Well, as you read already, I bought a new laptop. The old one was getting pretty threadbare. CD drive no longer functions, battery lasts about long enough to boot up and shut down with about five minutes in between, USB jacks that are getting flaky, hard drive so full that everything is bogging down, and on and on. You know the drill. After several days wasted trying to burn files on a USB CD drive so I could delete them and make space on the hard drive, I figured it was time.

The new computer came with Vista Home Premium. Not by my choice, but that’s the only choice it came with. After a few days with it, I’m still getting used to it, but I can live with it.

Compared to XP-Pro that I was used to, it’s in some ways way different, but in most ways, especially underneath all the pretty trimmings, it’s reassuringly the same.

A lot of the things they changed, I wonder why they messed with them. For instance, the Start menu and Explorer panes all work differently. They do the same things, so why do I need to learn a new way to do it?

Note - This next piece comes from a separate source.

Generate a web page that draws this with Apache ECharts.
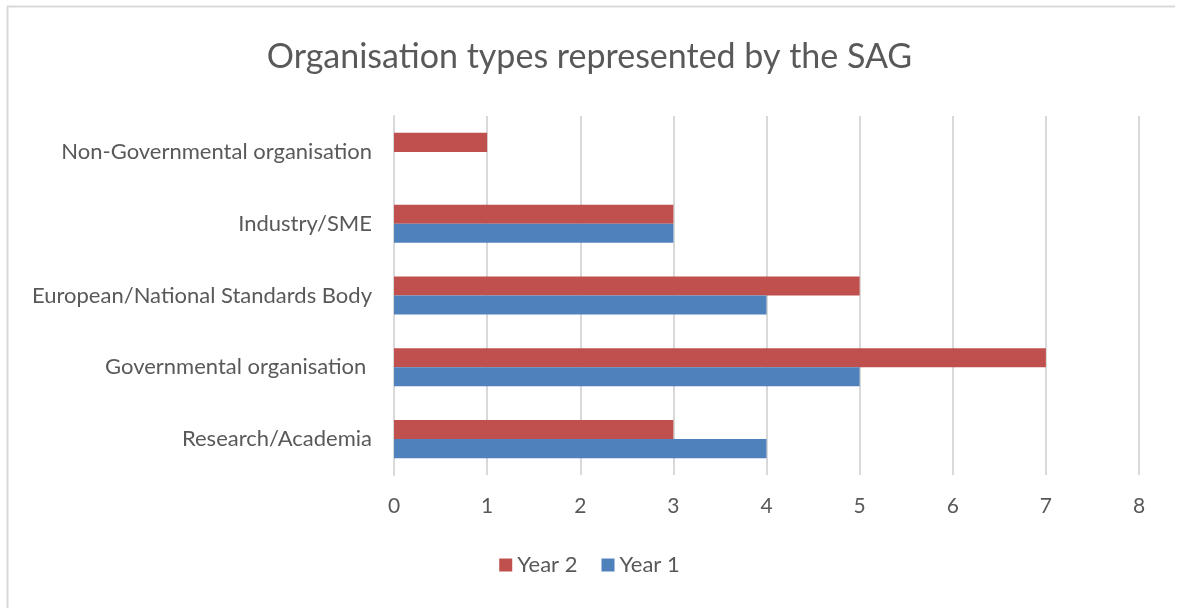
<!DOCTYPE html>
<html>
<head>
<meta charset="utf-8">
<title>Organisation types represented by the SAG</title>
<script src="https://cdn.jsdelivr.net/npm/echarts@6/dist/echarts.min.js"></script>
<style>
    html, body { margin: 0; padding: 0; background: #ffffff; }
    #chart { width: 1179px; height: 608px; }
</style>
</head>
<body>
<div id="chart"></div>
<script>
// 数据
const categories = [
    'Research/Academia',
    'Governmental organisation ',
    'European/National Standards Body',
    'Industry/SME',
    'Non-Governmental organisation'
];
const year1 = [4, 5, 4, 3, 0];
const year2 = [3, 7, 5, 3, 1];
const xTicks = { min: 0, max: 8, interval: 1 };

const FONT = 'Lato, "Open Sans", sans-serif';
const TEXT = '#595959';

const chart = echarts.init(document.getElementById('chart'));

chart.setOption({
    animation: false,
    backgroundColor: '#ffffff',
    title: {
        text: 'Organisation types represented by the SAG',
        left: 'center',
        top: 35,
        textStyle: { fontFamily: FONT, fontSize: 34, fontWeight: 'normal', color: TEXT }
    },
    legend: {
        data: ['Year 2', 'Year 1'],
        bottom: 27,
        left: 'center',
        icon: 'rect',
        itemWidth: 13,
        itemHeight: 13,
        itemGap: 24,
        textStyle: { fontFamily: FONT, fontSize: 22, color: TEXT }
    },
    grid: { left: 394, right: 40, top: 116, bottom: 133, containLabel: false },
    xAxis: {
        type: 'value',
        min: xTicks.min,
        max: xTicks.max,
        interval: xTicks.interval,
        axisLine: { show: false },
        axisTick: { show: false },
        splitLine: { lineStyle: { color: '#d9d9d9', width: 2 } },
        axisLabel: { fontFamily: FONT, fontSize: 21, color: TEXT, margin: 21 }
    },
    yAxis: {
        type: 'category',
        data: categories,
        axisLine: { show: true, lineStyle: { color: '#d9d9d9', width: 2 } },
        axisTick: { show: false },
        axisLabel: { fontFamily: FONT, fontSize: 22, color: TEXT, margin: 22 }
    },
    series: [
        {
            name: 'Year 2',
            type: 'bar',
            data: year2,
            itemStyle: { color: '#c0504d' },
            barGap: '0%',
            barCategoryGap: '47%'
        },
        {
            name: 'Year 1',
            type: 'bar',
            data: year1,
            itemStyle: { color: '#4f81bd' },
            barGap: '0%',
            barCategoryGap: '47%'
        }
    ],
    graphic: [
        {
            type: 'line',
            shape: { x1: 7, y1: 6.5, x2: 1175, y2: 6.5 },
            style: { stroke: '#d9d9d9', lineWidth: 2 }
        },
        {
            type: 'line',
            shape: { x1: 7.5, y1: 6, x2: 7.5, y2: 608 },
            style: { stroke: '#d9d9d9', lineWidth: 2 }
        }
    ]
});
</script>
</body>
</html>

I wish they had left them alone.

But once you find things… like the Control Panel another thing the looks different, when you finally find the place you want, it’s almost always reassuringly the same. Oh there’s a couple things that are different, but 80% is unchanged under the hood.

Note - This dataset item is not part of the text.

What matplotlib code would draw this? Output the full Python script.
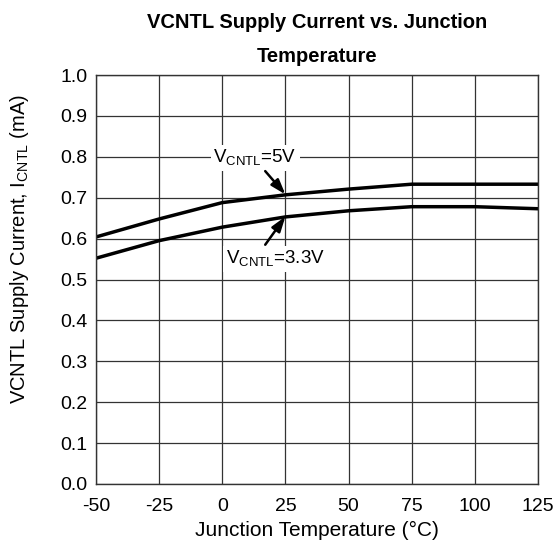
import numpy as np
import matplotlib.pyplot as plt

plt.rcParams['font.family'] = ['Liberation Sans', 'DejaVu Sans']
plt.rcParams['axes.unicode_minus'] = False

temp = [-50, -25, 0, 25, 50, 75, 100, 125]
i_5v = [0.604, 0.648, 0.688, 0.707, 0.721, 0.733, 0.733, 0.733]
i_33v = [0.552, 0.595, 0.628, 0.653, 0.668, 0.678, 0.678, 0.673]
xticks = [-50, -25, 0, 25, 50, 75, 100, 125]
yticks = np.arange(0, 1.01, 0.1)

fig = plt.figure(figsize=(5.59, 5.49), dpi=100)
ax = fig.add_axes([96/559, 1-484/549, 442/559, 409/549])

ax.plot(temp, i_5v, '-k', lw=2.5)
ax.plot(temp, i_33v, '-k', lw=2.5)

ax.set_xlim(-50, 125)
ax.set_ylim(0, 1.0)
ax.set_xticks(xticks)
ax.set_yticks(yticks)
ax.set_yticklabels(['%.1f' % v for v in yticks])
ax.grid(True, color='#333333', lw=0.9)
ax.tick_params(length=0, labelsize=14, colors='black')
ax.tick_params(axis='x', pad=10)
ax.tick_params(axis='y', pad=6)
for s in ax.spines.values():
	s.set_color('#333333')
	s.set_linewidth(1.0)

ax.set_xlabel('Junction Temperature (\u00b0C)', fontsize=15, labelpad=4)
ax.set_ylabel('VCNTL Supply Current, I$_{\\mathregular{CNTL}}$ (mA)', fontsize=14.5)
ax.yaxis.set_label_coords(-0.148, 0.575)
fig.text(317/559, 1-22/549, 'VCNTL Supply Current vs. Junction', ha='center', va='center',
	fontsize=14.5, fontweight='bold')
fig.text(317/559, 1-57/549, 'Temperature', ha='center', va='center',
	fontsize=14.5, fontweight='bold')

bbox = dict(boxstyle='square,pad=0.15', fc='white', ec='none')
ax.text(13, 0.797, 'V$_{\\mathregular{CNTL}}$=5V', ha='center', va='center', fontsize=13.5, bbox=bbox)
ax.text(21, 0.55, 'V$_{\\mathregular{CNTL}}$=3.3V', ha='center', va='center', fontsize=13.5, bbox=bbox)

arrow = dict(arrowstyle='-|>,head_length=0.9,head_width=0.3', color='black', lw=1.8,
	shrinkA=0, shrinkB=0)
ax.annotate('', xy=(25, 0.708), xytext=(17, 0.765), arrowprops=arrow)
ax.annotate('', xy=(25, 0.654), xytext=(17, 0.585), arrowprops=arrow)

fig.savefig('out.png', dpi=100)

One thing that’s improved is the wireless networking page. Or even the networking in general. They have added a network “map” that graphically shows your network connection. If there’s a problem, it guides you right to whatever you need to do to fix it. Of course, that still doesn’t mean I can get it to connect to my old laptop with a ethernet crossover cable.

I tried the Windows utility that lets you transfer files and programs to a new computer. It worked, but it’s so cumbersome to use, I gave up. I didn’t want to transfer programs. I’d rather install them fresh. I’ve been updating to newer versions of several programs in the process. But for just moving big chunks of data, the wizard thing was too limited, even though it worked despite the refusal of the network to hook up over the same cable.

So I’ve been transferring files using an external USB hard drive. Kind of a sneakernet with big feet. I’ve been burning a few things to CDs and deleting them. But a lot of stuff, I just don’t want to move at all. That and there are a lot of programs that I had on the old laptop that I can live without too. Most of them, if I ever need them again, I’ll just download the newest version instead.

It’s nice to have a new computer, though. I’d just unplug it and go sit in bed with it, or take it out on the deck or something like that, but I still just don’t feel as comfortable with it as the old one. That’ll take a while, but it’ll happen.